Each line containing the word "this" needs to be copied.

>>>

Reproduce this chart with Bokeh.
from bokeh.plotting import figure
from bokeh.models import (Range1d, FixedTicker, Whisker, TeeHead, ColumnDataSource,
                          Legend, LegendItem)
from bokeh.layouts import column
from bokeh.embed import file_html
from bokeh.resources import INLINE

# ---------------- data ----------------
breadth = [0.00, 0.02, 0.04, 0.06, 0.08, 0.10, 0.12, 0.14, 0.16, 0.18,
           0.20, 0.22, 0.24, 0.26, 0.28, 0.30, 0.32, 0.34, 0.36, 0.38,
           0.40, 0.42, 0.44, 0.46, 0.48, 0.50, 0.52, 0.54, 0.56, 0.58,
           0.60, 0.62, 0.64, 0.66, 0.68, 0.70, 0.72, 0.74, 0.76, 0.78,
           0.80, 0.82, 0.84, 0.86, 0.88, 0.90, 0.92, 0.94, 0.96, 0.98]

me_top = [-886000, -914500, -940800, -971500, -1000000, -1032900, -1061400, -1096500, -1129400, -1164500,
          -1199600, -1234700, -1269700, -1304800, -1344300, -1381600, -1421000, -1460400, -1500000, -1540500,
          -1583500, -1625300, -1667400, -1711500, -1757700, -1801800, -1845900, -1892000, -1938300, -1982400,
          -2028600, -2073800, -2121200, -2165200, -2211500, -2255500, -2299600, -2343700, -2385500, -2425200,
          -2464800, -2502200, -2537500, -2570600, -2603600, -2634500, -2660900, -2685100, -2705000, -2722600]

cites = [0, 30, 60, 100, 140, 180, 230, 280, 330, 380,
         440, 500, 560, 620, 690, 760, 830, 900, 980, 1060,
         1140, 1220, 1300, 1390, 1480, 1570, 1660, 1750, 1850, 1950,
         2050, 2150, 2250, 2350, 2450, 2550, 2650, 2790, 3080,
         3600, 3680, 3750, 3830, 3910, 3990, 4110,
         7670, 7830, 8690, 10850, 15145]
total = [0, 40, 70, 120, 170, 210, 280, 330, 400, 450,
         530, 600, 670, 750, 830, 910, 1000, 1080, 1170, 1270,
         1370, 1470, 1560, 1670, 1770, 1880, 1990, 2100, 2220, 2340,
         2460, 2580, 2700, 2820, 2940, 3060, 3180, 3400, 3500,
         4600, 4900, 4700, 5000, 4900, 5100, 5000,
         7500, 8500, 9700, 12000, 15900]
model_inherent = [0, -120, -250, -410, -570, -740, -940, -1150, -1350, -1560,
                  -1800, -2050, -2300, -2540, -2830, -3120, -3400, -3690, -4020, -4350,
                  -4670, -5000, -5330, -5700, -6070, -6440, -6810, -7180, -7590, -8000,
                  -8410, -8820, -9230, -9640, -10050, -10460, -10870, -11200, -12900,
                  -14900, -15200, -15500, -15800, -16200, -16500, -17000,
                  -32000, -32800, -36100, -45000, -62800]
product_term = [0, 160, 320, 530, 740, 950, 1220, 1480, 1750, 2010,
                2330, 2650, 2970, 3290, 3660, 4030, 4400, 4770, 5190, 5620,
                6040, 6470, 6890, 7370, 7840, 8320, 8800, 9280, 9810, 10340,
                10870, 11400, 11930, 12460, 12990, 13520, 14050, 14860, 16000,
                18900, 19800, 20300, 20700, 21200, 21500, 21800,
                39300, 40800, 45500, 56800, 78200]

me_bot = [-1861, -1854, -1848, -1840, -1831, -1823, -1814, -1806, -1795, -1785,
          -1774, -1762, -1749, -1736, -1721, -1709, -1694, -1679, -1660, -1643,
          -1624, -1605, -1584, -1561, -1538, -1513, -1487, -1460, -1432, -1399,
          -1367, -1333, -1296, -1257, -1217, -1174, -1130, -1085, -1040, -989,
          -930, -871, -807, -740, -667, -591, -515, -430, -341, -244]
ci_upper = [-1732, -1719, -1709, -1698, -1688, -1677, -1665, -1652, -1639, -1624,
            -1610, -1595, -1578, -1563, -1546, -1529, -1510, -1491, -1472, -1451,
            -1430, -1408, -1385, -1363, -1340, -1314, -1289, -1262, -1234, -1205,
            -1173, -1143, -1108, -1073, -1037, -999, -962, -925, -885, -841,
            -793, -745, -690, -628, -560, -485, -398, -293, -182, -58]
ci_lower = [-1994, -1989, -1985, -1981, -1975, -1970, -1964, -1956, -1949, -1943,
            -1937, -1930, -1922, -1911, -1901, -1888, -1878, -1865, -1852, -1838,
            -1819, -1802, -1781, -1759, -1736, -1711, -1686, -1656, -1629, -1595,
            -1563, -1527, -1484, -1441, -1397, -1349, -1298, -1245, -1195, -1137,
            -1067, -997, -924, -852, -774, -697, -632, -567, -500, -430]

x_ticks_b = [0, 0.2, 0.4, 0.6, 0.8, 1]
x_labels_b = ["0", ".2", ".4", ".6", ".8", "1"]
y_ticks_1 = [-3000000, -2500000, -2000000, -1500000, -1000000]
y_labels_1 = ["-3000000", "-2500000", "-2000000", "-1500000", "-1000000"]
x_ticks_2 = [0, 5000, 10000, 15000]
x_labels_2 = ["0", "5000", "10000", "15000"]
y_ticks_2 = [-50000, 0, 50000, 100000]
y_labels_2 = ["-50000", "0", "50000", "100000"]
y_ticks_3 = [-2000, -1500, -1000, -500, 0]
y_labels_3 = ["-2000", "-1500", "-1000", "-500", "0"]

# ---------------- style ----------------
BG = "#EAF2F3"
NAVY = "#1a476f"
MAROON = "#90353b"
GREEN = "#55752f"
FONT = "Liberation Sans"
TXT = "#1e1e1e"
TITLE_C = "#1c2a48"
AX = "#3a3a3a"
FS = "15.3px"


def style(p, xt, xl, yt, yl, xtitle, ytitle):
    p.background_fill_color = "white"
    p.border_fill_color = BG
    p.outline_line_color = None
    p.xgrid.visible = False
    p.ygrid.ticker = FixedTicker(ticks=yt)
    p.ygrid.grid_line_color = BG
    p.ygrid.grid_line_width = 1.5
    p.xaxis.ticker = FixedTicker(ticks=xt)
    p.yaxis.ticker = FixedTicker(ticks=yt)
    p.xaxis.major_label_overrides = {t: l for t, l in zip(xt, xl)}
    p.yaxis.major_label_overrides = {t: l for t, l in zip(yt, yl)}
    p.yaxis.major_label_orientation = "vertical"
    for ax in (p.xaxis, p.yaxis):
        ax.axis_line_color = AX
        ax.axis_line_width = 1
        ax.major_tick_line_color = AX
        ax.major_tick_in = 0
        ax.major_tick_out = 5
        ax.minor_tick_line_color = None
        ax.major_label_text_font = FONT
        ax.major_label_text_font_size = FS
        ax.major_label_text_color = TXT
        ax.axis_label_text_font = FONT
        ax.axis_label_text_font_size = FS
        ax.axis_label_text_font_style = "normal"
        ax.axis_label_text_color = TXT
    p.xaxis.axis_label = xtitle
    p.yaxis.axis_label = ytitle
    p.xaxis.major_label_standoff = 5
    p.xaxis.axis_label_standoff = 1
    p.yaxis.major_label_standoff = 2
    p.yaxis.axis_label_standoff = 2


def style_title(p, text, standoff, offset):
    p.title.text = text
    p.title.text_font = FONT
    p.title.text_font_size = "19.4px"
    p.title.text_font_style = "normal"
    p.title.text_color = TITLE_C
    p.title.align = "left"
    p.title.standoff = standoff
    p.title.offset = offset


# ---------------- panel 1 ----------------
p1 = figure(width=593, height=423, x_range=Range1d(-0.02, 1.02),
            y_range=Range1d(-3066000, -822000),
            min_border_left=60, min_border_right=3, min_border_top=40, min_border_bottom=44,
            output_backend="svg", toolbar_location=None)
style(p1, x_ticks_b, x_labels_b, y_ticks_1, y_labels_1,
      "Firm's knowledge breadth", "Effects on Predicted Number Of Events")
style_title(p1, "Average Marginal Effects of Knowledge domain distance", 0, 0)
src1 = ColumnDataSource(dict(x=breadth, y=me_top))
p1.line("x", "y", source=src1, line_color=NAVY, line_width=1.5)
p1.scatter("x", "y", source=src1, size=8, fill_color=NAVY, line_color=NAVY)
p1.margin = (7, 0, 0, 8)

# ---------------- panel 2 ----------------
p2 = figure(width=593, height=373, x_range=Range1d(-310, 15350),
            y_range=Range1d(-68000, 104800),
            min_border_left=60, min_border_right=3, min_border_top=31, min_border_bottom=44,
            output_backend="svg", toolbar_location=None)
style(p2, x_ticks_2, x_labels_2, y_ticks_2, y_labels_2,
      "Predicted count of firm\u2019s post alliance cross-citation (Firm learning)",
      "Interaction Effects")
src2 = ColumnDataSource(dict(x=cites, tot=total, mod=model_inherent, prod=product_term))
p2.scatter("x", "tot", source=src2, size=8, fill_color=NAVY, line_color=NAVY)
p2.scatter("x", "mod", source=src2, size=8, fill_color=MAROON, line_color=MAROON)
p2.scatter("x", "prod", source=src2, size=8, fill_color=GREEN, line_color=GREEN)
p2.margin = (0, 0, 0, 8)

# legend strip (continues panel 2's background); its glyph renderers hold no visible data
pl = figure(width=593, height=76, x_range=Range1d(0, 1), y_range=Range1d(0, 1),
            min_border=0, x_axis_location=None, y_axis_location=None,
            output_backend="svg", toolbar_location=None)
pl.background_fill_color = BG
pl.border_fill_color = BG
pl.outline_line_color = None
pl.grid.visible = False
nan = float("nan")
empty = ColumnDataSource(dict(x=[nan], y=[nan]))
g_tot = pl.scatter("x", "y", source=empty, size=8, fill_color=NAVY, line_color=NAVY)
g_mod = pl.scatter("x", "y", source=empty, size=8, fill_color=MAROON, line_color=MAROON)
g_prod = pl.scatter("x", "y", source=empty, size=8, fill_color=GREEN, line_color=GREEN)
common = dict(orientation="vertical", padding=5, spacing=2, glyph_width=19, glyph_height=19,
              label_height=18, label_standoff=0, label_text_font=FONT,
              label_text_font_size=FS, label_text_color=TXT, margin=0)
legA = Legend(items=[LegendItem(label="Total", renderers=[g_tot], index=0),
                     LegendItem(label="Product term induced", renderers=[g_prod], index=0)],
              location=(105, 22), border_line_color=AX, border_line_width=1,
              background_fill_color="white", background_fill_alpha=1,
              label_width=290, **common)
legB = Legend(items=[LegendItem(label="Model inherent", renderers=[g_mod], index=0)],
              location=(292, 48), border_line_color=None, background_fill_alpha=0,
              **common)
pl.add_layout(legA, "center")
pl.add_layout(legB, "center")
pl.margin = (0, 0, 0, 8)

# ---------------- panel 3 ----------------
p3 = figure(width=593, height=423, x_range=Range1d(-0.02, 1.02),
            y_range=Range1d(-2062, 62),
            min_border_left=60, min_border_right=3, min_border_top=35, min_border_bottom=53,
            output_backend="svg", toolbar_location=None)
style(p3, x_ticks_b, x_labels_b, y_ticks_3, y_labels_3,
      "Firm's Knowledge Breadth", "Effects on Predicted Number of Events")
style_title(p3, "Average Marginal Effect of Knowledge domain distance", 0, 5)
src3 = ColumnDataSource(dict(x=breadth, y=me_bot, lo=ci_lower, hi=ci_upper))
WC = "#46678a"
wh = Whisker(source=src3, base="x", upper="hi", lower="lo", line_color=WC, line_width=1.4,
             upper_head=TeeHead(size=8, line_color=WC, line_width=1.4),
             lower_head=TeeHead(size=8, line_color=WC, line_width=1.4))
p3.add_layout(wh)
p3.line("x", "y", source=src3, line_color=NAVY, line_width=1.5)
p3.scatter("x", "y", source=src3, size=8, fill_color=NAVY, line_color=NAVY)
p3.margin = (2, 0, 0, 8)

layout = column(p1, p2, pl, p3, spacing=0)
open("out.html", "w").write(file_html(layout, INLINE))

<<<
>>>

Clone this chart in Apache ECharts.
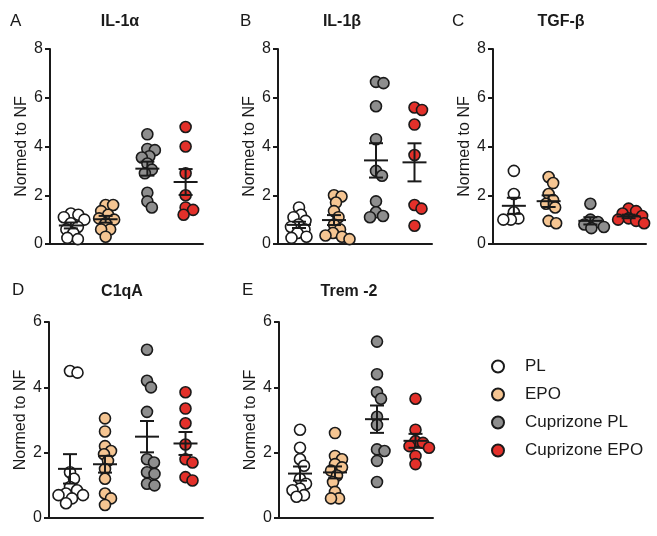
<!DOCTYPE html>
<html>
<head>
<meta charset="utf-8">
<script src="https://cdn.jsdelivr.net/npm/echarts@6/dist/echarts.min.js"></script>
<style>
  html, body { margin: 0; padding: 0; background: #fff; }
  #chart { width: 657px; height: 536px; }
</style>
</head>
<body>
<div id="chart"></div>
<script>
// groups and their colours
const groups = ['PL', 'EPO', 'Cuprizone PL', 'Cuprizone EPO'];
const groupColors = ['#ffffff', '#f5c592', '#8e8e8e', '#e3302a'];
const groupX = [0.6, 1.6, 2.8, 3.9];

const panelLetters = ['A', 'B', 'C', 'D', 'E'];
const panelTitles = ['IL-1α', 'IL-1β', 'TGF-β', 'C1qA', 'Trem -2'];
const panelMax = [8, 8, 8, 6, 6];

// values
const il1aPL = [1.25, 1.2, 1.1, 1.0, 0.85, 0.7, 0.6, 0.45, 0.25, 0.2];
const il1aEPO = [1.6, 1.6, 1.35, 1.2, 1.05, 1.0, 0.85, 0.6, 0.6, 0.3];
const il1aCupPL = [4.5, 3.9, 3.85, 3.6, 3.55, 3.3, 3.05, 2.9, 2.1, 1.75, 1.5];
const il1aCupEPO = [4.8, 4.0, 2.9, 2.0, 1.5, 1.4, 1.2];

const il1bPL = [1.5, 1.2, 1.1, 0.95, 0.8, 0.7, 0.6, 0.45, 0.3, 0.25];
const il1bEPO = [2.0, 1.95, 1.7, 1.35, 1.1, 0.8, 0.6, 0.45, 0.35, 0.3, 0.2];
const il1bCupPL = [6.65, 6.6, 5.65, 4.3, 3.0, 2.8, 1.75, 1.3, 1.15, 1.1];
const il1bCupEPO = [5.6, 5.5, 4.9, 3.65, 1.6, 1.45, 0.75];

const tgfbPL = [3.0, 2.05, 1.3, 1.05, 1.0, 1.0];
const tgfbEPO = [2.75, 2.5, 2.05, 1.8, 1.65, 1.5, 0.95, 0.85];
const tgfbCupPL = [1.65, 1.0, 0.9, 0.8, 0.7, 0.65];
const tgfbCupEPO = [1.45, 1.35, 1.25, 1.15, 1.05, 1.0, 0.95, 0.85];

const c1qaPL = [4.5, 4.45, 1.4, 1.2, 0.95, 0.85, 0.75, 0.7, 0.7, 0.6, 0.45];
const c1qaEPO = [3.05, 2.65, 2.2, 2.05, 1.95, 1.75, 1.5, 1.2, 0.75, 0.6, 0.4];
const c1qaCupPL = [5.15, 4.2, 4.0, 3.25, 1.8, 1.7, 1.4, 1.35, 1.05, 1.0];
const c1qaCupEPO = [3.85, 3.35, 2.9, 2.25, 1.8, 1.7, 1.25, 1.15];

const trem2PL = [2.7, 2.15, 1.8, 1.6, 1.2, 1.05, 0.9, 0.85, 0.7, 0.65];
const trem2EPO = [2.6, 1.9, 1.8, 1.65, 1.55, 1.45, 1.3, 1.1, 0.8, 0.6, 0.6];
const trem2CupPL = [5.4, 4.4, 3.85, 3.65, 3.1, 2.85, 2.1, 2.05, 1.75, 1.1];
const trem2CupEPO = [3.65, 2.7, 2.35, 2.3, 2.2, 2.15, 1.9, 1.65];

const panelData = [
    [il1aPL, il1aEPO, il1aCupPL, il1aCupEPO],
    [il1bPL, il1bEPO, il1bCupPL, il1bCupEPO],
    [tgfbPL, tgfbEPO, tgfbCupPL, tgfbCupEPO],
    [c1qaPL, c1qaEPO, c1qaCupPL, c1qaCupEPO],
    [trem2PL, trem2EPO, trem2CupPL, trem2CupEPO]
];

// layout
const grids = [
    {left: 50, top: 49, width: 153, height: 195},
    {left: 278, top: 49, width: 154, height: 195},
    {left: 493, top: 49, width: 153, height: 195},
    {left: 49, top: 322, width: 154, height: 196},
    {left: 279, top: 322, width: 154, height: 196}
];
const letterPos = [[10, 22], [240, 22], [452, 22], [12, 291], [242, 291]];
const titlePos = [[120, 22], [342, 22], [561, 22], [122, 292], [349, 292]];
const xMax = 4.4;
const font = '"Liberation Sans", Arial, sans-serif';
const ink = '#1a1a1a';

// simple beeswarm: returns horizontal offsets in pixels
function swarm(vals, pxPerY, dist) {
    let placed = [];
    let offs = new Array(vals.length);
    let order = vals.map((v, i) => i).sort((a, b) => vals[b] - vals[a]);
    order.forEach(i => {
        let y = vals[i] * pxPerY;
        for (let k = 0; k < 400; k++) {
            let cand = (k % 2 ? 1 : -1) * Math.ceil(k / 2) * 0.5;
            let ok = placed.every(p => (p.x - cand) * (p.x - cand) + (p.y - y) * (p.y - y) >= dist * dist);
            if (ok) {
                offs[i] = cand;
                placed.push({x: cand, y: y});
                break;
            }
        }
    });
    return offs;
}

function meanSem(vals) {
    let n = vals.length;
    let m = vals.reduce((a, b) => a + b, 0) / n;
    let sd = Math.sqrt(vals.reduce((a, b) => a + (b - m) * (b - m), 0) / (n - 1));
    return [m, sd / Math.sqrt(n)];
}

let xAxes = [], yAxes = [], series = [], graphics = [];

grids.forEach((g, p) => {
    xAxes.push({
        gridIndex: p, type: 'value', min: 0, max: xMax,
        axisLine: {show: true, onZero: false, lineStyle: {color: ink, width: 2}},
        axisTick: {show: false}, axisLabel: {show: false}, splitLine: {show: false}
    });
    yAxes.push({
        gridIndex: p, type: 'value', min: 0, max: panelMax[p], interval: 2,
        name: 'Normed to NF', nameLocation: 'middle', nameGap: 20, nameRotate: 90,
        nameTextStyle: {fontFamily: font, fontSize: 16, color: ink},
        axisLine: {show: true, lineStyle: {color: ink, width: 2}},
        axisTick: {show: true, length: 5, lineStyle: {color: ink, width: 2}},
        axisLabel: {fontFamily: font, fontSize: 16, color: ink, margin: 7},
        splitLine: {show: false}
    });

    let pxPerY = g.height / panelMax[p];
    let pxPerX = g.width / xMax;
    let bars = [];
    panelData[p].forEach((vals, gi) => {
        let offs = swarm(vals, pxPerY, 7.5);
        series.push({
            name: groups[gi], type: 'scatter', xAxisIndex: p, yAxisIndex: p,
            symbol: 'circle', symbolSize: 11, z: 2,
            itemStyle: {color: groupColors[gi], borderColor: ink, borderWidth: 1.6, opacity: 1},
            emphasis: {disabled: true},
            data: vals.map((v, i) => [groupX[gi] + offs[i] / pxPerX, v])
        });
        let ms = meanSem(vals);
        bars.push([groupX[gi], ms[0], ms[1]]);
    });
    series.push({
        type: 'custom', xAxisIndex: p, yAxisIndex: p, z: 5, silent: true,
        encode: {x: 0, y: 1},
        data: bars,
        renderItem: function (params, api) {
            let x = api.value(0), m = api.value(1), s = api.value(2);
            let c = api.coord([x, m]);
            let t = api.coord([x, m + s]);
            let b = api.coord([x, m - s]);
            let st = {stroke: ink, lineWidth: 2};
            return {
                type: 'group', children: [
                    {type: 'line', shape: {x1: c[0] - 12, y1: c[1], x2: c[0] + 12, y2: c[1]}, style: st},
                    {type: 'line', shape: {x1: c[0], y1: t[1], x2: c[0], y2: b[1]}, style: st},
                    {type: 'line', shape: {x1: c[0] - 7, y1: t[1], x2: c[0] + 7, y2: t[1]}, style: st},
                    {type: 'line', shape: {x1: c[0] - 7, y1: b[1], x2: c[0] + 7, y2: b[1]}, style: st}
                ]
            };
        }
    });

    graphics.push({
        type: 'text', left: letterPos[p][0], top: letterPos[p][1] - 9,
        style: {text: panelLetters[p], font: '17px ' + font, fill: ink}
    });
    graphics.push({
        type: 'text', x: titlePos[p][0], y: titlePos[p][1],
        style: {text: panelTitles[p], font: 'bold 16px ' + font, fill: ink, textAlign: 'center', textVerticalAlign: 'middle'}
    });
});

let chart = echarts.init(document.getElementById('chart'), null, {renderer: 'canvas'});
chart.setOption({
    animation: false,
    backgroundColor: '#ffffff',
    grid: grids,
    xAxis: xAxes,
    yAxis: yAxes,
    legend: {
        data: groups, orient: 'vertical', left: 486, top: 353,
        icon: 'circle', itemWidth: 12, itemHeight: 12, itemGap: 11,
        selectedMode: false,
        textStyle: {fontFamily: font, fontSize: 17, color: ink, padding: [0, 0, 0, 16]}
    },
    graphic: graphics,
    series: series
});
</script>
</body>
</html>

<<<

» Finished answer:
Reproduce this chart with Bokeh.
Clone this chart in Apache ECharts.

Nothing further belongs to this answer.